The statement is as follows:
Let the natural numbers $m$ and $n$ be given with $n < m$. Let $V$ be an $n$-dimensional vector space over the field $K$ and $V^*$ be the dual space of $V$. Also, the vectors $v_1,\dots,v_m \in V$ and $\alpha_1,\dots,\alpha_m \in V^*$ are given.
For the matrix $A = (a_{ij}) \in M(m,K)$ ($m\times m$ matrices) with entries $a_{ij} = \alpha_i(v_j)$, show that $\operatorname{rk}(A) \leq n$.
My idea of proof is not very formal. I'm not even sure that it is correct. It looks as follows:
Since $\dim(V) = n$ and the dimension of $M(m,K)$ is strictly bigger than the dimension of $V$, the matrix $A$ has $m-n$ rows consisting of only zeros. Thus we can say that $\operatorname{rk}(A) = n$ at most.
The dual vectors of the vectors $v_1,\dots,v_m \in V$ can be calculated as follows: $$ \alpha_i(v_j) = \delta_{ij} $$ with $\delta_{ij}$ being the Kronecker delta. Not looking at the $m-n$ zero-rows but rather at the remaining $n$ rows of the matrix $A$, the entries of $A$ are given by $ a_{ij} = \delta_{ij} $ meaning that the diagonal entries of $A$ can consist of ones and the rest zeros. This is the previously mentioned case in which $\operatorname{rk}(A) = n$. If any of the $v_1,\dots,v_m$ are linearly dependent we get more zero-rows in $A$, implying that $\operatorname{rk}(A) < n$. So, overall $\operatorname{rk}(A) \leq n$.
There seems to be no assumption that $\alpha_i(v_j)=\delta_{ij}$. By the way this would be impossible, since this would imply $\{v_1,\dots,v_m\}$ is linearly independent: suppose $c_1v_1+\dots+c_mv_m=0$; then $$ 0=\alpha_i(c_1v_1+\dots+c_mv_m)=c_iv_i $$ Also $\alpha_i(v_i)=1$ implies $v_i\ne0$ and therefore $c_i=0$ for $i=1,2,\dots,m$. But no set with $m$ vectors can be linearly independent in an $n$-dimensional space, if $n<m$.

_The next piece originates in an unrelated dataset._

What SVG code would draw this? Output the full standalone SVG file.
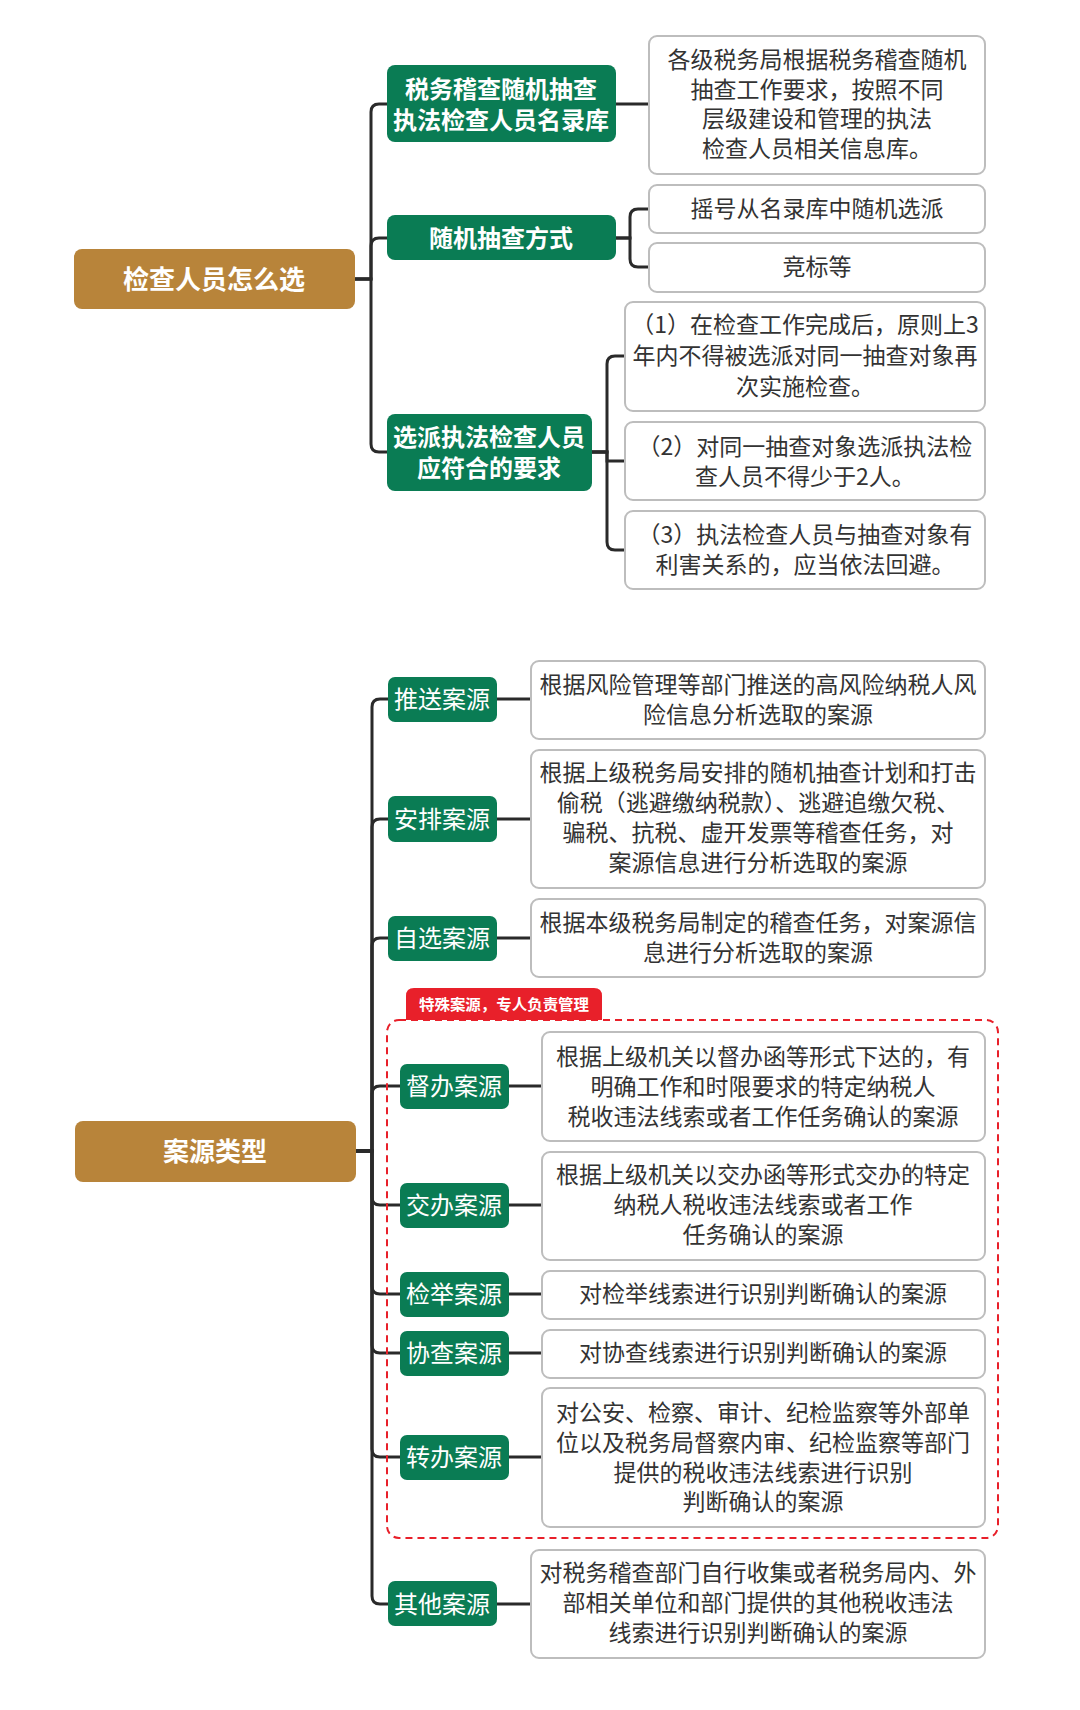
<svg xmlns="http://www.w3.org/2000/svg" width="1080" height="1710" viewBox="0 0 1080 1710">
<style>
text{font-family:"Noto Sans CJK SC","Noto Sans",sans-serif;dominant-baseline:central;text-anchor:middle;transform:translateY(-2px)}
.root rect{fill:#B8843A}
.root text{fill:#fff;font-size:26px;font-weight:bold}
.g rect{fill:#0A7C54}
.g text{fill:#fff;font-size:24px}
.gb text{font-weight:bold}
.d rect{fill:#fff;stroke:#bdbdbd;stroke-width:2}
.d text{fill:#333;font-size:23px}
.conn path{fill:none;stroke:#2a2a2a;stroke-width:3}
</style>
<rect width="1080" height="1710" fill="#fff"/>
<g class="conn">
<path d="M355 279H371V112Q371 104 379 104H387"/>
<path d="M355 279H371V246Q371 238 379 238H387"/>
<path d="M355 279H371V444Q371 452 379 452H387"/>
<path d="M616 104H649"/>
<path d="M616 238H630V217Q630 209 638 209H649"/>
<path d="M616 238H630V259Q630 267 638 267H649"/>
<path d="M592 452H607V364Q607 356 615 356H625"/>
<path d="M592 452H607V542Q607 550 615 550H625"/>
<path d="M592 452H607V461H625"/>
<path d="M356 1151H372V707Q372 699 380 699H388"/>
<path d="M356 1151H372V827Q372 819 380 819H388"/>
<path d="M356 1151H372V946Q372 938 380 938H388"/>
<path d="M356 1151H372V1094Q372 1086 380 1086H400"/>
<path d="M356 1151H372V1197Q372 1205 380 1205H400"/>
<path d="M356 1151H372V1286Q372 1294 380 1294H400"/>
<path d="M356 1151H372V1345Q372 1353 380 1353H400"/>
<path d="M356 1151H372V1449Q372 1457 380 1457H400"/>
<path d="M356 1151H372V1596Q372 1604 380 1604H388"/>
<path d="M497 699H531"/>
<path d="M497 819H531"/>
<path d="M497 938H531"/>
<path d="M509 1086H542"/>
<path d="M509 1205H542"/>
<path d="M509 1294H542"/>
<path d="M509 1353H542"/>
<path d="M509 1457H542"/>
<path d="M497 1604H531"/>
</g>
<g id="root1" class="root"><rect x="74" y="249" width="281" height="60" rx="8"/><text x="214" y="279">检查人员怎么选</text></g>
<g id="n1" class="g gb"><rect x="387" y="65" width="229" height="77" rx="8"/><text x="501" y="89">税务稽查随机抽查</text><text x="501" y="120">执法检查人员名录库</text></g>
<g id="n2" class="g gb"><rect x="387" y="215" width="229" height="45" rx="8"/><text x="501" y="238">随机抽查方式</text></g>
<g id="n3" class="g gb"><rect x="387" y="414" width="205" height="77" rx="8"/><text x="489" y="437">选派执法检查人员</text><text x="489" y="468">应符合的要求</text></g>
<g id="d1" class="d"><rect x="649" y="36" width="336" height="138" rx="8"/><text x="817" y="60">各级税务局根据税务稽查随机</text><text x="817" y="90">抽查工作要求，按照不同</text><text x="817" y="119">层级建设和管理的执法</text><text x="817" y="149">检查人员相关信息库。</text></g>
<g id="d2" class="d"><rect x="649" y="185" width="336" height="48" rx="8"/><text x="817" y="209">摇号从名录库中随机选派</text></g>
<g id="d3" class="d"><rect x="649" y="243" width="336" height="49" rx="8"/><text x="817" y="267">竞标等</text></g>
<g id="d4" class="d"><rect x="625" y="302" width="360" height="109" rx="8"/><text x="805" y="325">（1）在检查工作完成后，原则上3</text><text x="805" y="356">年内不得被选派对同一抽查对象再</text><text x="805" y="387">次实施检查。</text></g>
<g id="d5" class="d"><rect x="625" y="422" width="360" height="78" rx="8"/><text x="805" y="447">（2）对同一抽查对象选派执法检</text><text x="805" y="477">查人员不得少于2人。</text></g>
<g id="d6" class="d"><rect x="625" y="511" width="360" height="78" rx="8"/><text x="805" y="535">（3）执法检查人员与抽查对象有</text><text x="805" y="565">利害关系的，应当依法回避。</text></g>

<g id="special">
<rect x="387" y="1020" width="611" height="518" rx="12" fill="none" stroke="#E8202A" stroke-width="2" stroke-dasharray="7 5"/>
<path d="M406 1020V996Q406 988 414 988H594Q602 988 602 996V1020Z" fill="#E8202A"/>
<text x="504" y="1005" fill="#fff" font-size="15" font-weight="bold" textLength="170" lengthAdjust="spacingAndGlyphs">特殊案源，专人负责管理</text>
</g>
<g id="root2" class="root"><rect x="75" y="1121" width="281" height="61" rx="8"/><text x="215" y="1151">案源类型</text></g>
<g id="s1" class="g"><rect x="388" y="677" width="109" height="45" rx="7"/><text x="442" y="699">推送案源</text></g>
<g id="s2" class="g"><rect x="388" y="796" width="109" height="46" rx="7"/><text x="442" y="819">安排案源</text></g>
<g id="s3" class="g"><rect x="388" y="916" width="109" height="45" rx="7"/><text x="442" y="938">自选案源</text></g>
<g id="s4" class="g"><rect x="400" y="1064" width="109" height="45" rx="7"/><text x="454" y="1086">督办案源</text></g>
<g id="s5" class="g"><rect x="400" y="1183" width="109" height="45" rx="7"/><text x="454" y="1205">交办案源</text></g>
<g id="s6" class="g"><rect x="400" y="1272" width="109" height="45" rx="7"/><text x="454" y="1294">检举案源</text></g>
<g id="s7" class="g"><rect x="400" y="1331" width="109" height="45" rx="7"/><text x="454" y="1353">协查案源</text></g>
<g id="s8" class="g"><rect x="400" y="1435" width="109" height="45" rx="7"/><text x="454" y="1457">转办案源</text></g>
<g id="s9" class="g"><rect x="388" y="1581" width="109" height="45" rx="7"/><text x="442" y="1604">其他案源</text></g>

<g id="t1" class="d"><rect x="531" y="661" width="454" height="78" rx="8"/><text x="758" y="685">根据风险管理等部门推送的高风险纳税人风</text><text x="758" y="715">险信息分析选取的案源</text></g>
<g id="t2" class="d"><rect x="531" y="750" width="454" height="138" rx="8"/><text x="758" y="773">根据上级税务局安排的随机抽查计划和打击</text><text x="758" y="803">偷税（逃避缴纳税款）、逃避追缴欠税、</text><text x="758" y="833">骗税、抗税、虚开发票等稽查任务，对</text><text x="758" y="863">案源信息进行分析选取的案源</text></g>
<g id="t3" class="d"><rect x="531" y="899" width="454" height="78" rx="8"/><text x="758" y="923">根据本级税务局制定的稽查任务，对案源信</text><text x="758" y="953">息进行分析选取的案源</text></g>
<g id="t4" class="d"><rect x="542" y="1032" width="443" height="109" rx="8"/><text x="763" y="1057">根据上级机关以督办函等形式下达的，有</text><text x="763" y="1087">明确工作和时限要求的特定纳税人</text><text x="763" y="1117">税收违法线索或者工作任务确认的案源</text></g>
<g id="t5" class="d"><rect x="542" y="1152" width="443" height="108" rx="8"/><text x="763" y="1175">根据上级机关以交办函等形式交办的特定</text><text x="763" y="1205">纳税人税收违法线索或者工作</text><text x="763" y="1235">任务确认的案源</text></g>
<g id="t6" class="d"><rect x="542" y="1271" width="443" height="48" rx="8"/><text x="763" y="1294">对检举线索进行识别判断确认的案源</text></g>
<g id="t7" class="d"><rect x="542" y="1330" width="443" height="48" rx="8"/><text x="763" y="1353">对协查线索进行识别判断确认的案源</text></g>
<g id="t8" class="d"><rect x="542" y="1388" width="443" height="139" rx="8"/><text x="763" y="1413">对公安、检察、审计、纪检监察等外部单</text><text x="763" y="1443">位以及税务局督察内审、纪检监察等部门</text><text x="763" y="1473">提供的税收违法线索进行识别</text><text x="763" y="1502">判断确认的案源</text></g>
<g id="t9" class="d"><rect x="531" y="1550" width="454" height="108" rx="8"/><text x="758" y="1573">对税务稽查部门自行收集或者税务局内、外</text><text x="758" y="1603">部相关单位和部门提供的其他税收违法</text><text x="758" y="1633">线索进行识别判断确认的案源</text></g>
</svg>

The span of $\{v_1,\dots,v_m\}$ has dimension less than $m$; it is not restrictive to assume that $\{v_1,\dots,v_k\}$ form a basis for the span and that $v_{k+1},\dots,v_m$ are their linear combinations. Indeed a reordering of the columns of the matrix $A$ doesn't change the rank. Moreover $k\le n$ because we're in an $n$-dimensional vector space.
The $j$-th column of $A$ is \begin{bmatrix} \alpha_1(v_j) \\ \alpha_2(v_j) \\ \vdots \\ \alpha_m(v_j) \end{bmatrix} Suppose $k<j\le m$; then $v_j=c_1v_1+\dots+c_kv_k$ and therefore $$ \begin{bmatrix} \alpha_1(v_j) \\ \alpha_2(v_j) \\ \vdots \\ \alpha_m(v_j) \end{bmatrix} = c_1\begin{bmatrix} \alpha_1(v_1) \\ \alpha_2(v_1) \\ \vdots \\ \alpha_m(v_1) \end{bmatrix} + c_2\begin{bmatrix} \alpha_1(v_2) \\ \alpha_2(v_2) \\ \vdots \\ \alpha_m(v_2) \end{bmatrix} +\dots+ c_k\begin{bmatrix} \alpha_1(v_k) \\ \alpha_2(v_k) \\ \vdots \\ \alpha_m(v_k) \end{bmatrix} $$ Hence the columns $k+1,k+2,\dots,m$ of $A$ are linear combination of the columns $1,2,\dots,k$, which implies that the rank of $A$ is at most $k$.